羽生 どん底まで落ちきって。自分がやっていることが無駄に思える時期がすごくあって、トレーニングとか、練習の方法とか、自分で振り付けを考えないといけないプレッシャー、自分でプロデュースしないといけないプレッシャー、そもそもクワッドアクセル(4回転半)って跳べるのかとか。でも僕の中で入ってくる情報はみんなすごい上手で、みんなうまくなっていて、1人だけ取り残されているというか。1人だけ、ただただ暗闇の底に落ちていく感覚があって。1人でやるのもう嫌だ、やめようって思ったんですけれど。

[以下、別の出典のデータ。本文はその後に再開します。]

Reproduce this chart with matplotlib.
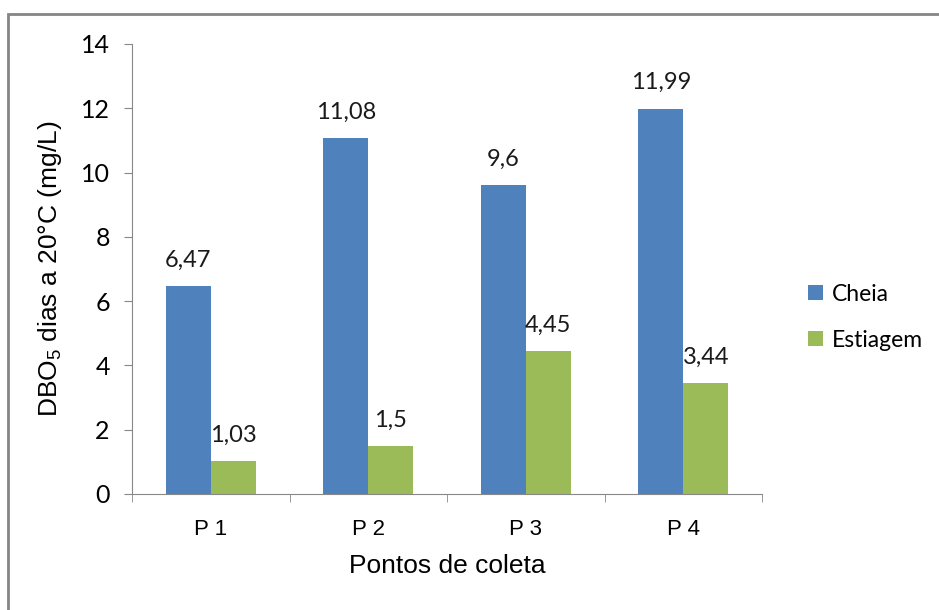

「春よ来い」と「ロシアより愛を込めて」をやったときに、スケート好きだなって思ったんです。だったらもうちょっと自分のためにわがままになって、皆さんのためだじゃなくて、自分のために競技を続けてもいいかなと思ったときが前に踏み出せたときですかね。トリプルアクセル(3回転半)さえ跳べなかった時期もあったので、そこから比べたら、今は成長できたのかなと思います。

-アクセルすら跳べなくなった時期は

羽生 結構長くて、その期間。本当、10月の終わりぐらいまでありました。ただそこから少しずつ、コーチたちにメールして、ビデオを送って、アドバイスをもらったり頼ることができはじめて。ライブで会話できないし、自分の感覚と今までの経験で練習を構築するしかないんですけれど、そういう意味ではやっとなんか、本当にやっと自分がここまでスケートをやってきて、鍵山選手、宇野選手、技術的にうまくなっていって、年寄りみたいな感覚が自分の中であって。クワッドアクセルを練習すれば、どんどん他のジャンプが崩れていく。そういう悪いスパイラルに入っていった中で、けがしたこと、うまくできたこと、そういったことを消化して、ベテランらしく、いい演技ができるようになったと思います。